Entscheidungsstichwort (Thema)
Betriebliche Altersversorgung. Auslegung einer Versorgungsordnung. Herabsetzung der Gesamtversorgungsobergrenze
Orientierungssatz
Sieht eine Übergangsregelung die Einführung einer Gesamtversorgungsobergrenze auch für langjährig beschäftigte Arbeitnehmer vor, die hohe Ruhegeldanwartschaften erworben haben, so muss diese erst recht für Anwartschaftsinhaber gelten, die zum Ablösungsstichtag eine geringere Anwartschaft erworben hatten und daher weniger schutzbedürftig waren.
Normenkette
Richtlinien der DAG-Unterstützungskasse RL 75 III, RL 82 III und VI
Verfahrensgang
Tenor
Von Rechts wegen!
Tatbestand
Die Parteien streiten noch um die Frage, ob der Berechnung der Betriebsrente des Klägers ganz oder teilweise eine Gesamtversorgungs-Obergrenze von 75 % des versorgungsfähigen Entgelts zugrunde zu legen ist.

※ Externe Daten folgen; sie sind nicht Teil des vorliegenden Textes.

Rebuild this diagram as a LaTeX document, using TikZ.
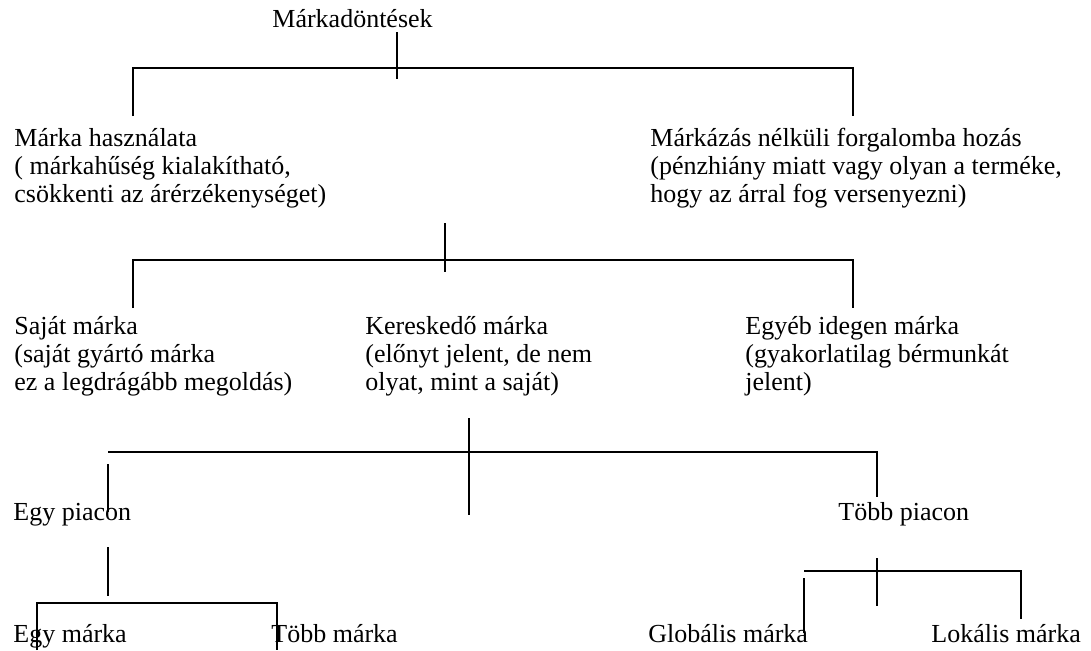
\documentclass[tikz,border=0pt]{standalone}
\usepackage{fontspec}
\setmainfont{Liberation Serif}
\usepackage{tikz}

\begin{document}
\begin{tikzpicture}[x=0.5pt, y=-0.5pt,
  txt/.style={anchor=base west, align=left, inner sep=0pt, font=\fontsize{13pt}{14pt}\selectfont},
  ln/.style={line width=1.1pt, line cap=butt}]

  \useasboundingbox (0,0) rectangle (1091,650);

  \node[txt] (dontes) at (272,27) {Márkadöntések};
  \node[txt] (hasznalat) at (14,202) {Márka használata\\( márkahűség kialakítható,\\csökkenti az árérzékenységet)};
  \node[txt] (nelkul) at (650,202) {Márkázás nélküli forgalomba hozás\\(pénzhiány miatt vagy olyan a terméke,\\hogy az árral fog versenyezni)};
  \node[txt] (sajat) at (14,390) {Saját márka\\(saját gyártó márka\\ez a legdrágább megoldás)};
  \node[txt] (keresk) at (365,390) {Kereskedő márka\\(előnyt jelent, de nem\\olyat, mint a saját)};
  \node[txt] (idegen) at (745,390) {Egyéb idegen márka\\(gyakorlatilag bérmunkát\\jelent)};
  \node[txt] (egypiac) at (13,520) {Egy piacon};
  \node[txt] (tobbpiac) at (838,520) {Több piacon};
  \node[txt] (egymarka) at (13,642) {Egy márka};
  \node[txt] (tobbmarka) at (271,642) {Több márka};
  \node[txt] (global) at (648,642) {Globális márka};
  \node[txt] (lokal) at (931,642) {Lokális márka};

  \coordinate (d-top) at (397,32);
  \coordinate (d-bot) at (397,79);
  \coordinate (d-l) at (133,68);
  \coordinate (d-r) at (853,68);
  \coordinate (d-ld) at (133,116);
  \coordinate (d-rd) at (853,116);
  \draw[ln] (d-top) -- (d-bot);
  \draw[ln] (d-ld) -- (d-l) -- (d-r) -- (d-rd);

  \coordinate (h-top) at (445,223);
  \coordinate (h-bot) at (445,272);
  \coordinate (h-l) at (133,260);
  \coordinate (h-r) at (853,260);
  \coordinate (h-ld) at (133,308);
  \coordinate (h-rd) at (853,308);
  \draw[ln] (h-top) -- (h-bot);
  \draw[ln] (h-ld) -- (h-l) -- (h-r) -- (h-rd);

  \coordinate (s-top) at (469,418);
  \coordinate (s-bot) at (469,515);
  \coordinate (s-l) at (108,452);
  \coordinate (s-r) at (877,452);
  \coordinate (s-rd) at (877,497);
  \coordinate (s-lt) at (108,464);
  \coordinate (s-ld) at (108,512);
  \draw[ln] (s-top) -- (s-bot);
  \draw[ln] (s-l) -- (s-r) -- (s-rd);
  \draw[ln] (s-lt) -- (s-ld);

  \coordinate (e-top) at (108,547);
  \coordinate (e-bot) at (108,596);
  \coordinate (e-l) at (37,603);
  \coordinate (e-r) at (277,603);
  \coordinate (e-ld) at (37,650);
  \coordinate (e-rd) at (277,650);
  \draw[ln] (e-top) -- (e-bot);
  \draw[ln] (e-ld) -- (e-l) -- (e-r) -- (e-rd);

  \coordinate (t-top) at (877,558);
  \coordinate (t-bot) at (877,606);
  \coordinate (t-l) at (804,571);
  \coordinate (t-r) at (1021,571);
  \coordinate (t-lt) at (804,578);
  \coordinate (t-ld) at (804,633);
  \coordinate (t-rd) at (1021,619);
  \draw[ln] (t-top) -- (t-bot);
  \draw[ln] (t-l) -- (t-r) -- (t-rd);
  \draw[ln] (t-lt) -- (t-ld);
\end{tikzpicture}
\end{document}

Der am 1. Oktober 1936 geborene Kläger war vom 1. November 1959 bis zum 31. Oktober 1999, zuletzt als Bezirksleiter, bei der Deutschen Angestelltengewerkschaft (DAG) beschäftigt. Diese ist später durch Verschmelzung in der Beklagten zu 1) aufgegangen. Durch Arbeitsvertrag wurde ihm eine betriebliche Altersversorgung zugesagt, die über die Ruhegehaltskasse der DAG e.V., einer Unterstützungskasse, erfolgen sollte. Die Verpflichtungen aus der Versorgungszusage hat die Beklagte zu 2) übernommen.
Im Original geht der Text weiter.